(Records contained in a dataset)

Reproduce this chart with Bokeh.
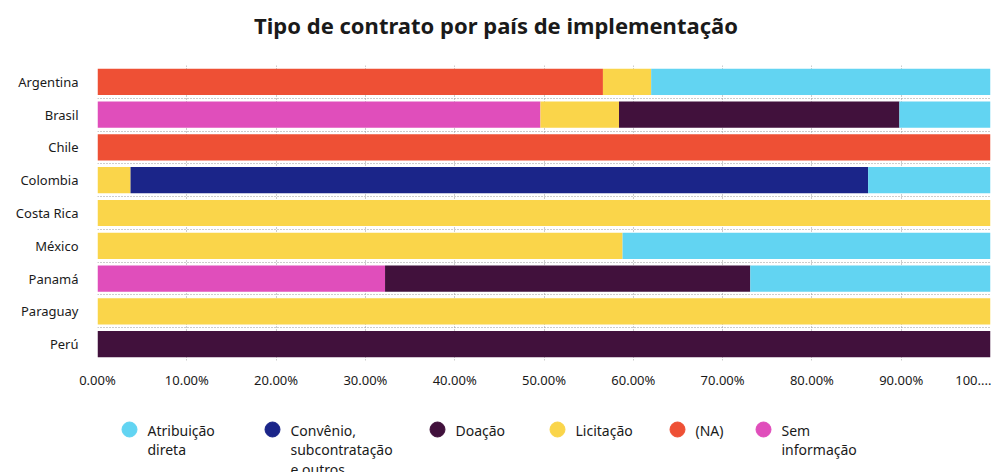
from bokeh.plotting import figure
from bokeh.layouts import column
from bokeh.models import Range1d, FixedTicker, ColumnDataSource
from bokeh.core.properties import value
from bokeh.embed import file_html
from bokeh.resources import INLINE

# ---- data ----
title_text = "Tipo de contrato por país de implementação"
countries = ["Argentina", "Brasil", "Chile", "Colombia", "Costa Rica",
             "México", "Panamá", "Paraguay", "Perú"]
na_vals   = [56.6, 0.0, 100.0, 0.0, 0.0, 0.0, 0.0, 0.0, 0.0]
sem_vals  = [0.0, 49.6, 0.0, 0.0, 0.0, 0.0, 32.2, 0.0, 0.0]
lic_vals  = [5.4, 8.8, 0.0, 3.7, 100.0, 58.8, 0.0, 100.0, 0.0]
conv_vals = [0.0, 0.0, 0.0, 82.6, 0.0, 0.0, 0.0, 0.0, 0.0]
doa_vals  = [0.0, 31.4, 0.0, 0.0, 0.0, 0.0, 40.9, 0.0, 100.0]
atr_vals  = [38.0, 10.2, 0.0, 13.7, 0.0, 41.2, 26.9, 0.0, 0.0]

x_ticks = [0, 10, 20, 30, 40, 50, 60, 70, 80, 90, 100]
x_tick_labels = ["0.00%", "10.00%", "20.00%", "30.00%", "40.00%", "50.00%",
                 "60.00%", "70.00%", "80.00%", "90.00%", "100...."]

series_keys   = ["na", "sem", "lic", "conv", "doa", "atr"]
series_colors = ["#EE5035", "#E04EBB", "#FAD54A", "#1B2589", "#41113C", "#62D4F2"]

legend_order  = ["atr", "conv", "doa", "lic", "na", "sem"]
legend_labels = ["Atribuição\ndireta", "Convênio,\nsubcontratação\ne outros",
                 "Doação", "Licitação", "(NA)", "Sem\ninformação"]

# layout (page pixel positions)
legend_x = [129, 272, 437, 557, 677, 763]
FRAME_L, FRAME_R = 97, 990

FONT = "Noto Sans"
TXT = "#1a1a1a"
W, H_TITLE, H_MAIN, H_LEG = 991, 48, 347, 77


def strip(height):
    f = figure(width=W, height=height, output_backend="svg", toolbar_location=None,
               x_range=Range1d(FRAME_L, FRAME_R), y_range=Range1d(height, 0),
               x_axis_location=None, y_axis_location=None, title=None,
               min_border=0, min_border_left=0, min_border_right=0,
               min_border_top=0, min_border_bottom=0)
    f.grid.visible = False
    f.outline_line_color = None
    return f


# ---- title strip ----
tf = strip(H_TITLE)
tf.text(x=[W / 2], y=[24], text=[title_text], text_font=value(FONT),
        text_font_size="22px", text_font_style="bold", text_color=TXT,
        text_align="center", text_baseline="middle")

# ---- main chart ----
ypos = list(range(len(countries)))
source = ColumnDataSource(dict(y=ypos, na=na_vals, sem=sem_vals, lic=lic_vals,
                               conv=conv_vals, doa=doa_vals, atr=atr_vals))

p = figure(width=W, height=H_MAIN, output_backend="svg", toolbar_location=None,
           title=None,
           x_range=Range1d(0, 100), y_range=Range1d(len(countries) - 0.5, -0.5),
           min_border_left=FRAME_L, min_border_right=W - FRAME_R,
           min_border_top=17, min_border_bottom=35)

p.outline_line_color = None
p.background_fill_color = "white"

p.xgrid.ticker = FixedTicker(ticks=x_ticks)
p.ygrid.ticker = FixedTicker(ticks=[i - 0.5 for i in range(len(countries) + 1)])
for g in (p.xgrid, p.ygrid):
    g.grid_line_color = "#9a9a9a"
    g.grid_line_dash = "1 2"
    g.grid_line_width = 1

p.hbar_stack(series_keys, y="y", height=0.8, color=series_colors,
             line_color=None, source=source)

p.xaxis.ticker = FixedTicker(ticks=x_ticks)
p.xaxis.major_label_overrides = {t: l for t, l in zip(x_ticks, x_tick_labels)}
p.yaxis.ticker = FixedTicker(ticks=ypos)
p.yaxis.major_label_overrides = {i: c for i, c in zip(ypos, countries)}
for ax in (p.xaxis, p.yaxis):
    ax.axis_line_color = None
    ax.major_tick_line_color = None
    ax.minor_tick_line_color = None
    ax.major_tick_out = 0
    ax.major_tick_in = 0
    ax.minor_tick_out = 0
    ax.major_label_text_font = FONT
    ax.major_label_text_font_size = "13px"
    ax.major_label_text_color = TXT
p.xaxis.major_label_standoff = 10
p.yaxis.major_label_standoff = 19

# ---- legend strip ----
leg = strip(H_LEG)
color_of = dict(zip(series_keys, series_colors))
leg_src = ColumnDataSource(dict(
    x=legend_x,
    y=[34] * len(legend_x),
    tx=[x + 18 for x in legend_x],
    ty=[25] * len(legend_x),
    color=[color_of[k] for k in legend_order],
    label=legend_labels,
))
leg.scatter(x="x", y="y", marker="circle", size=15, fill_color="color",
            line_color="color", source=leg_src)
leg.text(x="tx", y="ty", text="label", source=leg_src,
         text_font=value(FONT), text_font_size="14px", text_color=TXT,
         text_baseline="top", text_align="left", text_line_height=1.05)

open("out.html", "w").write(file_html(column(tf, p, leg, spacing=0), INLINE))
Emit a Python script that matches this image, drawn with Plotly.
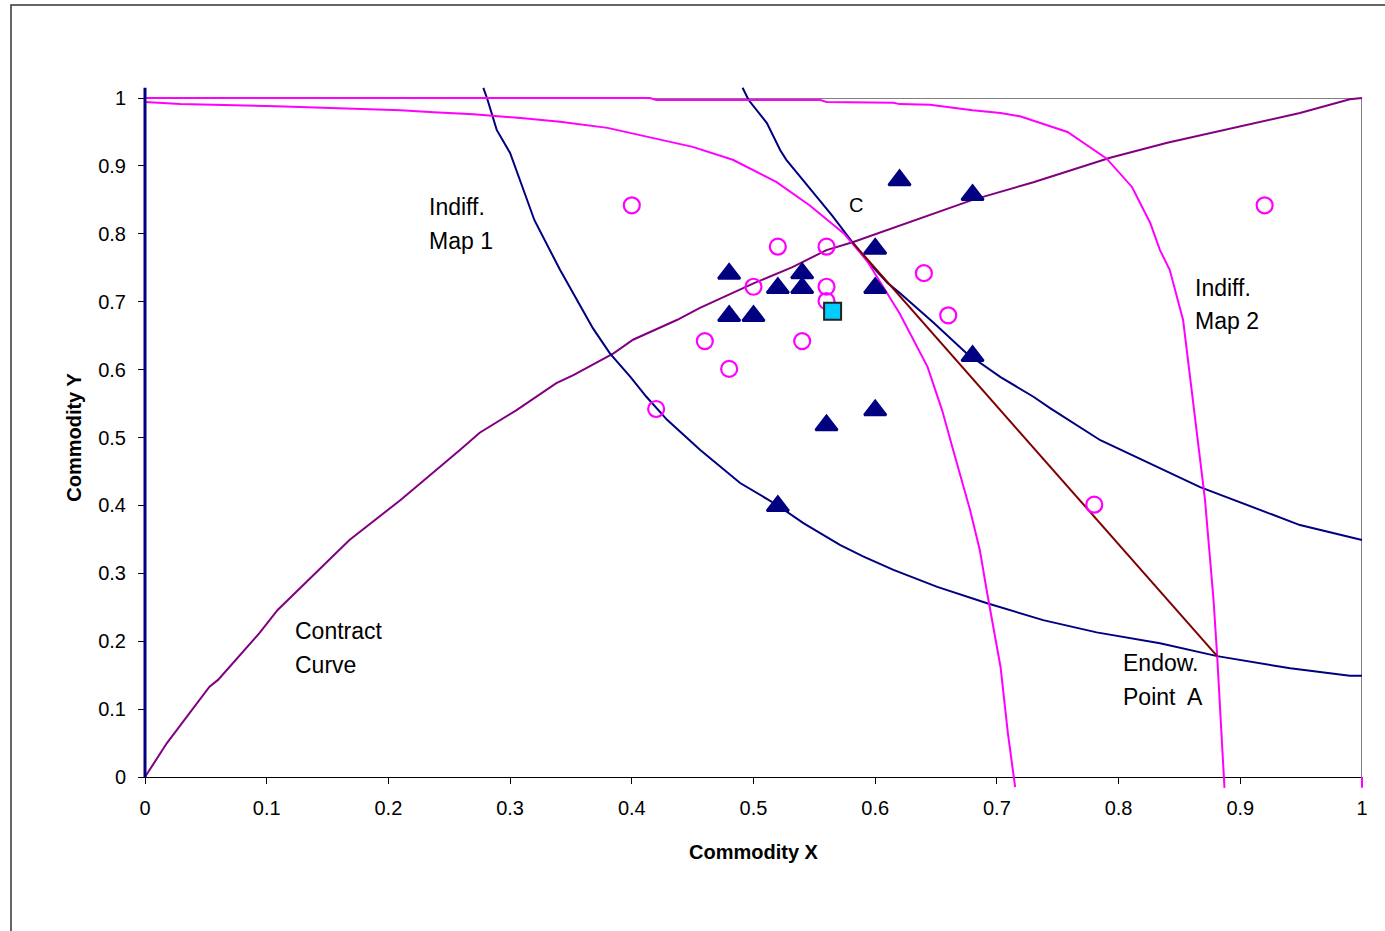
import plotly.graph_objects as go

# ---------------- data ----------------
x_ticks = [0, 0.1, 0.2, 0.3, 0.4, 0.5, 0.6, 0.7, 0.8, 0.9, 1.0]
x_tick_text = ["0", "0.1", "0.2", "0.3", "0.4", "0.5", "0.6", "0.7", "0.8", "0.9", "1"]
y_ticks = [0, 0.1, 0.2, 0.3, 0.4, 0.5, 0.6, 0.7, 0.8, 0.9, 1.0]
y_tick_text = ["0", "0.1", "0.2", "0.3", "0.4", "0.5", "0.6", "0.7", "0.8", "0.9", "1"]

# Indifference map 1 (navy)
map1_low_x = [0.278, 0.281, 0.289, 0.300, 0.320, 0.333, 0.341, 0.368, 0.382, 0.399, 0.412, 0.429,
              0.456, 0.489, 0.519, 0.541, 0.571, 0.590, 0.615, 0.651, 0.692, 0.738, 0.782, 0.834,
              0.881, 0.941, 0.990, 1.000]
map1_low_y = [1.015, 1.000, 0.953, 0.919, 0.820, 0.776, 0.747, 0.661, 0.624, 0.589, 0.560, 0.526,
              0.482, 0.433, 0.401, 0.374, 0.342, 0.325, 0.305, 0.280, 0.256, 0.231, 0.213, 0.197,
              0.178, 0.160, 0.149, 0.149]
map1_high_x = [0.491, 0.496, 0.511, 0.522, 0.527, 0.546, 0.565, 0.581, 0.593, 0.610, 0.620, 0.648,
               0.675, 0.703, 0.730, 0.744, 0.785, 0.867, 0.949, 1.000]
map1_high_y = [1.015, 0.997, 0.963, 0.923, 0.909, 0.867, 0.826, 0.788, 0.761, 0.728, 0.713, 0.669,
               0.624, 0.589, 0.560, 0.543, 0.496, 0.427, 0.371, 0.349]

# Indifference map 2 (magenta)
map2_low_x = [0.000, 0.029, 0.108, 0.168, 0.210, 0.237, 0.270, 0.311, 0.341, 0.380, 0.418, 0.450,
              0.483, 0.519, 0.546, 0.574, 0.593, 0.620, 0.643, 0.655, 0.664, 0.678, 0.686, 0.692,
              0.703, 0.709, 0.715]
map2_low_y = [0.994, 0.991, 0.988, 0.985, 0.982, 0.979, 0.976, 0.970, 0.965, 0.956, 0.941, 0.928,
              0.909, 0.876, 0.842, 0.801, 0.761, 0.683, 0.604, 0.540, 0.482, 0.393, 0.334, 0.271,
              0.162, 0.065, -0.015]
map2_high_x = [0.000, 0.415, 0.420, 0.555, 0.560, 0.615, 0.620, 0.645, 0.680, 0.703, 0.719, 0.758,
               0.790, 0.811, 0.826, 0.834, 0.842, 0.853, 0.859, 0.871, 0.878, 0.881, 0.887]
map2_high_y = [1.000, 1.000, 0.997, 0.997, 0.994, 0.993, 0.991, 0.990, 0.982, 0.978, 0.973, 0.950,
               0.911, 0.869, 0.816, 0.776, 0.747, 0.673, 0.585, 0.408, 0.261, 0.178, -0.016]
map2_edge_x = [1.0, 1.0]
map2_edge_y = [0.0, -0.016]

# Contract curve (purple)
contract_x = [0.000, 0.018, 0.053, 0.060, 0.094, 0.109, 0.168, 0.210, 0.259, 0.275, 0.305, 0.338,
              0.352, 0.374, 0.385, 0.401, 0.437, 0.456, 0.483, 0.500, 0.532, 0.560, 0.582, 0.620,
              0.680, 0.730, 0.744, 0.793, 0.840, 0.894, 0.949, 0.990, 1.000]
contract_y = [0.000, 0.050, 0.133, 0.143, 0.212, 0.246, 0.349, 0.408, 0.482, 0.507, 0.540, 0.580,
              0.592, 0.614, 0.624, 0.644, 0.673, 0.691, 0.713, 0.727, 0.751, 0.776, 0.788, 0.812,
              0.850, 0.876, 0.884, 0.912, 0.934, 0.956, 0.978, 0.998, 1.000]

# Budget line from C to endowment point A (dark red)
budget_x = [0.581, 0.881]
budget_y = [0.788, 0.178]

# Origin axis of person 1 (navy vertical)
origin_x = [0.0, 0.0]
origin_y = [0.0, 1.015]

# Trader observations
circle_x = [0.40, 0.92, 0.52, 0.56, 0.50, 0.56, 0.56, 0.64, 0.66, 0.46, 0.54, 0.48, 0.42, 0.78]
circle_y = [0.842, 0.842, 0.781, 0.781, 0.722, 0.722, 0.701, 0.742, 0.680, 0.642, 0.642, 0.601,
            0.542, 0.401]
triangle_x = [0.62, 0.68, 0.60, 0.48, 0.54, 0.52, 0.54, 0.60, 0.48, 0.50, 0.68, 0.60, 0.56, 0.52]
triangle_y = [0.879, 0.857, 0.778, 0.741, 0.742, 0.720, 0.720, 0.720, 0.679, 0.679, 0.620, 0.540,
              0.518, 0.399]
square_x = [0.565]
square_y = [0.686]

# ---------------- layout geometry (pixels) ----------------
W, H = 1385, 931
PX0, PX1 = 145, 1362      # x = 0 .. 1
PY1, PY0 = 98, 777        # y = 1 .. 0
ML, MR, MT, MB = 140, 18, 83, 139
pw = W - ML - MR
ph = H - MT - MB
sx = PX1 - PX0
sy = PY0 - PY1

NAVY = "#000080"
MAGENTA = "#FF00FF"
PURPLE = "#800080"
BROWN = "#800000"
FONT = "Arial, Liberation Sans, sans-serif"

fig = go.Figure()

def line(x, y, color, width=2):
    fig.add_trace(go.Scatter(x=x, y=y, mode="lines", xaxis="x2", yaxis="y2",
                             line=dict(color=color, width=width), hoverinfo="skip"))

line(contract_x, contract_y, PURPLE)
line(map1_low_x, map1_low_y, NAVY)
line(map1_high_x, map1_high_y, NAVY)
line(map2_low_x, map2_low_y, MAGENTA)
line(map2_high_x, map2_high_y, MAGENTA)
line(map2_edge_x, map2_edge_y, MAGENTA)
line(budget_x, budget_y, BROWN)
line(origin_x, origin_y, NAVY, 3)

fig.add_trace(go.Scatter(x=circle_x, y=circle_y, mode="markers", xaxis="x2", yaxis="y2",
                         marker=dict(symbol="circle-open", size=16, color=MAGENTA,
                                     line=dict(width=2.2, color=MAGENTA))))
fig.add_trace(go.Scatter(x=triangle_x, y=triangle_y, mode="markers", xaxis="x2", yaxis="y2",
                         marker=dict(symbol="triangle-up", size=19, color=NAVY,
                                     line=dict(width=2.5, color=NAVY))))
fig.add_trace(go.Scatter(x=square_x, y=square_y, mode="markers", xaxis="x2", yaxis="y2",
                         marker=dict(symbol="square", size=17, color="#00CCFF",
                                     line=dict(width=2, color="#222222"))))

tickfont = dict(family=FONT, size=20, color="black")
titlefont = dict(family=FONT, size=20, color="black", weight="bold")

fig.update_layout(
    width=W, height=H,
    margin=dict(l=ML, r=MR, t=MT, b=MB),
    paper_bgcolor="white", plot_bgcolor="rgba(0,0,0,0)",
    showlegend=False,
    font=dict(family=FONT, color="black"),
    xaxis=dict(domain=[(PX0 - ML) / pw, (PX1 - ML) / pw], range=[0, 1], anchor="y",
               tickmode="array", tickvals=x_ticks, ticktext=x_tick_text,
               ticks="outside", ticklen=6, tickwidth=1, tickcolor="black",
               showline=True, linecolor="black", linewidth=1,
               showgrid=False, zeroline=False, tickfont=tickfont,
               ticklabelstandoff=7, automargin=True,
               title=dict(text="Commodity X", font=titlefont, standoff=26)),
    yaxis=dict(domain=[(H - MB - PY0) / ph, (H - MB - PY1) / ph], range=[0, 1], anchor="x",
               tickmode="array", tickvals=y_ticks, ticktext=y_tick_text,
               ticks="outside", ticklen=6, tickwidth=1, tickcolor="black",
               showline=True, linecolor="black", linewidth=1,
               showgrid=False, zeroline=False, tickfont=tickfont,
               ticklabelstandoff=8, automargin=True,
               title=dict(text="Commodity Y", font=titlefont, standoff=11)),
    xaxis2=dict(domain=[0, 1], range=[(ML - PX0) / sx, (ML + pw - PX0) / sx],
                anchor="y2", visible=False, showgrid=False, zeroline=False),
    yaxis2=dict(domain=[0, 1], range=[(PY0 - (H - MB)) / sy, (PY0 - MT) / sy],
                anchor="x2", visible=False, showgrid=False, zeroline=False),
)

# plot-area border (top and right) and outer chart frame
fig.add_shape(type="line", xref="x", yref="y", x0=0, y0=1, x1=1, y1=1,
              line=dict(color="#808080", width=2), layer="below")
fig.add_shape(type="line", xref="x", yref="y", x0=1, y0=0, x1=1, y1=1,
              line=dict(color="#808080", width=2), layer="below")
fig.add_shape(type="rect", xref="paper", yref="paper",
              x0=(11 - ML) / pw, y0=(H - MB - 5) / ph, x1=1.2, y1=-0.4,
              line=dict(color="#333333", width=1.5), layer="below")

labels = [
    ("Indiff.", 0.2317, 0.839, "left", 23),
    ("Map 1", 0.2317, 0.789, "left", 23),
    ("C", 0.584, 0.842, "center", 20),
    ("Indiff.", 0.861, 0.720, "left", 23),
    ("Map 2", 0.861, 0.672, "left", 23),
    ("Contract", 0.1216, 0.215, "left", 23),
    ("Curve", 0.1216, 0.165, "left", 23),
    ("Endow.", 0.802, 0.168, "left", 23),
    ("Point  A", 0.802, 0.118, "left", 23),
]
for txt, ax_, ay_, anc, fs in labels:
    fig.add_annotation(text=txt, x=ax_, y=ay_, xref="x", yref="y", showarrow=False,
                       xanchor=anc, yanchor="middle",
                       font=dict(family=FONT, size=fs, color="black"))

fig.write_html("out.html", config={"displayModeBar": False},
               post_script="document.body.style.margin='0px';document.body.style.overflow='hidden';")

--- EXERCISE DESCRIPTION ---
From the listing above, repeat only the lines between the line containing "Emit a Python" and the line containing "import plotly.graph_objects as go", those two included. Pictures are not part of the copy.

--- COMPLETE ANSWER ---
Emit a Python script that matches this image, drawn with Plotly.
import plotly.graph_objects as go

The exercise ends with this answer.